Erin Crawford
Des Moines Register
Bill and Barbara Unger decided to add a sunroom shortly after moving into their Johnston, Iowa, home.
They paged through a few books and found the sort of room they wanted: lots of windows and a vaulted ceiling.
The finished sunroom is all windows on three sides, with a decorative Palladian window at the back. The room is attached to the house, connecting at the dining room. From the exterior, the siding and windows are the same. The airy feel gets extra lift from the high-rise ceiling, which is covered in pine planks. Extra light streams in from skylights.
“We use it as a sitting room,” Unger says of the new space, noting that it is their cat’s new favorite room, too.
Chris Brown, a salesman with Kinter Construction in Des Moines, Iowa, which designed and built the Ungers’ sunroom, says more homeowners are opting for sunny spaces that are usable year-round.
“You see sunrooms without foundations, but it’s easier to maintain with a foundation,” Brown says. “No movement, weeds or critters. You have heating and cooling and it looks more like the house.”
Other companies have noticed the same pattern.
“The trend has changed,” says Chris Perrin, branch manager at Screenbuilders in Iowa. “It used to be three-season rooms, but since the housing market went south, people want a four-season room.
“Instead of building their next big house, they’re adding on to their house and not making the next purchase on a new home.”
National retailer Home Depot also has seen the move toward sunrooms increase, says Richard Clarke, the general manager of Home Depot’s outdoor living and exterior programs.
Sunrooms are “a comforting, warm space” where residents can enjoy an outdoor feel, he says.
Clarke sees the trend as a “very affordable way of increasing value” in a house, as well as fitting the “overall general trend of moving living outdoors.”
And at Home Depot, the cost can range from $7,000 on the low end to quite high prices, depending on the complexity of the project and the market, taking labor costs and building codes into consideration, he says.
Even if homeowners aren’t adding a whole room to their home, they’re adding features that make their decks more multi-use.
Basics of Sunrooms
Decorating
For homeowners considering a sunroom or three-season room, here are features to consider:
Entertainment system-friendly design: Many homeowners who are adding a four-season room, and plan to use the space year-round, are considering how their favorite form of entertainment will fit with the new room.

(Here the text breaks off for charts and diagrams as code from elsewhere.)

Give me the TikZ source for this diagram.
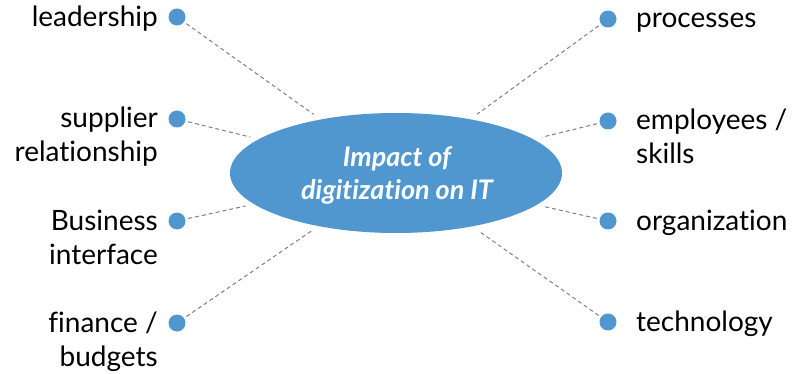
\documentclass[tikz,border=0pt]{standalone}
\usepackage{fontspec}
\setmainfont{Lato}[Ligatures=CommonOff]
\usetikzlibrary{shapes.geometric}
\definecolor{mapblue}{HTML}{5096CF}
\definecolor{linegray}{HTML}{808080}
\tikzset{
  dotnode/.style={circle,fill=mapblue,inner sep=0pt,minimum size=17pt,outer sep=3pt},
  lbl/.style={font=\fontsize{28}{34}\selectfont,inner sep=0pt,text=black},
  lbll/.style={lbl,anchor=base east,align=right},
  lblr/.style={lbl,anchor=base west,align=left},
  spoke/.style={draw=linegray,line width=1pt,dash pattern=on 4pt off 3pt,shorten >=8.5pt},
}
\begin{document}
\begin{tikzpicture}[x=1pt,y=-1pt]
\useasboundingbox (0,0) rectangle (792,374);
\node[ellipse,fill=mapblue,minimum width=332pt,minimum height=120pt,inner sep=0pt] (ell) at (396,173) {};
\node[font=\fontsize{27}{33}\selectfont\bfseries\itshape,text=white,align=center,anchor=base,inner sep=0pt] (title) at (397,200) {Impact of\\digitization on IT};
% left dots
\node[dotnode] (d1) at (177,17) {};
\node[dotnode] (d2) at (177,119) {};
\node[dotnode] (d3) at (177,221) {};
\node[dotnode] (d4) at (177,323) {};
% right dots
\node[dotnode] (d5) at (608,19) {};
\node[dotnode] (d6) at (608,121) {};
\node[dotnode] (d7) at (608,221) {};
\node[dotnode] (d8) at (608,322) {};
% labels (anchor = baseline of last line)
\node[lbll] (l1) at (158,27) {leadership};
\node[lbll] (l2) at (158,162) {supplier\\relationship};
\node[lbll] (l3) at (158,264) {Business\\interface};
\node[lbll] (l4) at (158,366) {finance /\\budgets};
\node[lblr] (l5) at (636,28) {processes};
\node[lblr] (l6) at (636,164) {employees /\\skills};
\node[lblr] (l7) at (636,230) {organization};
\node[lblr] (l8) at (636,331) {technology};
% spokes
\foreach \d in {d1,d2,d3,d4,d5,d6,d7,d8}
  \draw[spoke] (\d) -- (ell);
\end{tikzpicture}
\end{document}
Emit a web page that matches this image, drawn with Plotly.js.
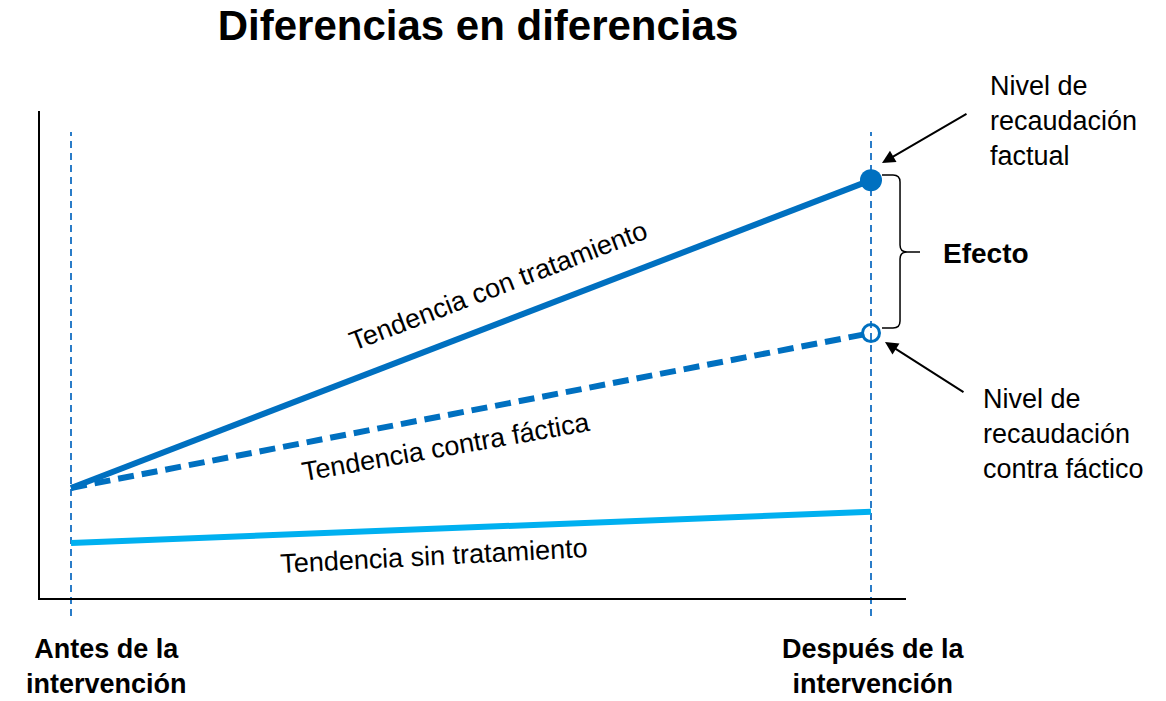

Radiant-heat floor: The tile floor in the Unger family’s sunroom is comfortable to walk on, even on the coldest winter days, thanks to a heated floor controlled by a thermostat. The room’s many windows can make it the toastiest room in the house, even in winter.
The heating system also makes tile an acceptable flooring option in winter.
Composite decking: More expensive than building a deck out of wood, composite decking is low maintenance, never needing to be re-stained.
Specialty windows: Three-season windows open fully to give the room a screened-porch feel in pleasant weather. However, homeowners who opt for a four-season room typically choose windows that match their existing home.
What it costs
Screened porch: Expect to pay $60 to $80 a square foot for a basic screened porch.
Three-season room: Budget $80 to $100 a square foot for a fully enclosed deck space with windows.
Sunroom: This room is the equivalent of an addition to the home. More efficient than three-season rooms to heat and cool, they can cost $120 to $150 per square foot.